During the shadowing phase of each swimlane built, we continued to build the swimlane with Swimlanes v1.0, but we duplicated 5% of the requests and asynchronously built them with the v2.0 version. This allowed us to use a sample of production traffic to test the new swimlane, without affecting any customers.
We had dashboards in place to compare shadowed traffic performance in v1.0 vs v2.0, which helped us validate that everything looked good before serving real traffic.
Once we felt comfortable with the results of the shadowing phase, we A/B tested the new swimlane, splitting traffic between v1.0 and v2.0. In this phase we tracked our conversion rate to validate the impact of our changes, and we created new Datadog monitors to validate latency and errors.
We considered our tests successful if the new swimlane was showing the same or lower error rate/ response time, and the same or higher conversion rate.
Once A/B tests were successful, we rolled out the v2.0 swimlane and moved on to the next.
With this approach, we were able to achieve our objective of migrating all of our swimlanes with zero downtime and no performance degradation. As a welcomed side effect, we managed to see in real time that the new API was performing ~22% faster than the old version while using 80% fewer pods.
Making the decision to rewrite an existing API requires a lot of consideration, and the actual migration process is challenging, at the very least.
These considerations allowed us to have a successful project:
- Starting with a Gateway allowed us to be in production quickly, which was the groundwork to start delivering features iteratively.

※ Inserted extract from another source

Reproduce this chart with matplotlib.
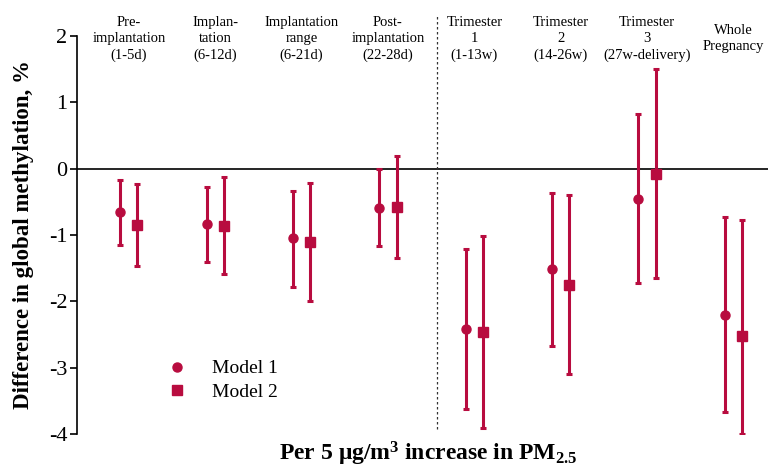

- Merging partial responses from v1.0 and v2.0 to provide a full response, allowed us to gradually release new functionality.
- Shadowing calls from production to our new API helped us monitor the performance of our application before release.
- A/B testing between v1.0 and v2.0 allowed us to compare results and make sure we were releasing a quality product.
Some drawbacks we faced with our strategy:
- Merging responses from v1.0 and v2.0 added latency to our calls, making it harder to measure the actual response times of the new API during the transition period.
- While performing the migration we had to support the infrastructure of two live systems doing similar things.
In the end, the way the project was executed allowed us to have a smooth progressive experience without any major roadblocks or concerns.